Free Market In ISPs

The wait is finally over. The Department of
Telecommunications (DoT) has announced the much-awaited guidelines for private ISPs on
January 15. It was done quietly through a press release, perhaps due to the fear of
Election Commission putting a spoke in its wheel.

Years of DoT-bashing in the media seems to
have had its effect. For, the ISP guidelines is a refreshing change from the
we-know-what-is-best-for-everyone edicts that usually emanate from Sanchar Bhavan, the DoT
headquarters. The DoT has turned totally market-friendly with ISPs. There are virtually no
restrictions put on prospective ISPs on operational or business parameters. What stands
out is the DoT’s attempt to allow market forces to determine the way in which the ISP
industry will emerge.

Here is how it has ensured free play to
market forces. DoT guidelines, worked out on the basis of the Bimal Jalan (currently
Governor, Reserve Bank of India) committee report has stipulated that there will be no
license fees for ISPs for five years or till 2003. Further, the licenses will be granted
in three categories. Category A licensees, who will have to submit a bank guarantee of Rs
2 crore, can provide Internet services all over India. Category B licensees (bank
guarantee of Rs 20 lakh) will be able to provide their services in any one of the 20
telecom circles and the metros and some selected top cities such as Bangalore, Hyderabad,
Ahmedabad, and Pune. Category C (Rs 3 lakh guarantee) is limited to secondary switching
areas of telecom circles, excluding the big cities. However, there will be no restrictions
on the number of licenses an operator can acquire. Also, it will be free for all and DoT
will not restrict the number of ISPs in any area. This is a major change in the DoT’s
policy because in the case of value- added services such as cellular and paging, DoT had
attempted to manage competition by limiting the number of players to two in each telecom
circle.

Most importantly, there will be no limit on
tariffs. DoT has left it to the ISPs and the market to determine the tariff levels. In
fact, it has not even tried to impose VSNL’s Internet tariffs as the benchmark for private
ISPs. So the consumer will at last be the King in the case of Internet services. And
various ISPs will be able to interconnect among themselves. DoT’s changed, market-friendly
mindset is at work here because it had not allowed similar interconnectivity among VSAT
operators so far.
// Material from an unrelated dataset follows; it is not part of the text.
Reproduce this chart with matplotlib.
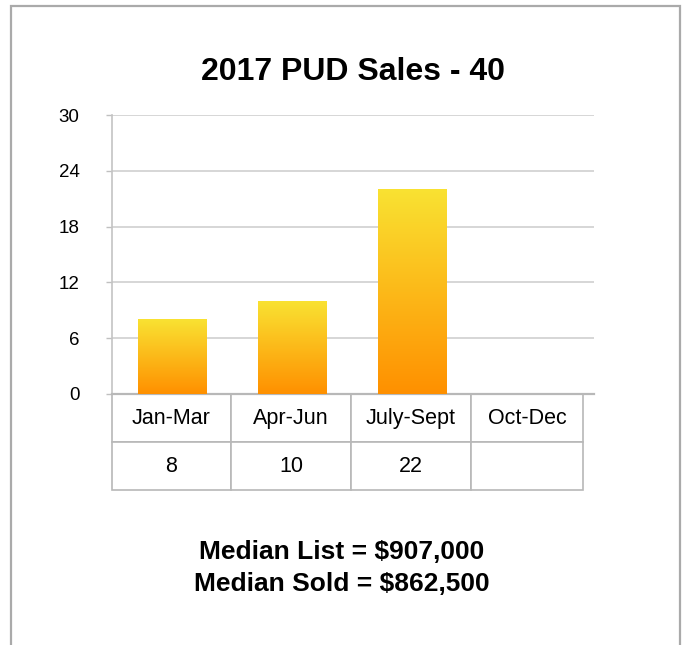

Realizing the capacity constraints of its own backbone telecom network,
DoT has permitted ISPs to utilize the surplus capacities of public sector networks of the
Railways and Power Grid Corporation. Where such capacities are not available, ISPs will be
free to set up their own networks.

The only sore point is the continuing
monopoly of VSNL as the only international gateway provider. This will be a major irritant
for new players because there is still no clarity on whether VSNL’s ISP operations will be
hived off as a separate subsidiary or privatized soon. As long as this status continues,
private ISPs will be wary of VSNL’s potential to stymie its competitors through its
monopoly over overseas telecom services and gateways. Over all, the guidelines are very
good for the growth of this emerging industry. And the market-friendly tone of the
guidelines is certainly a feather in DoT’s cap.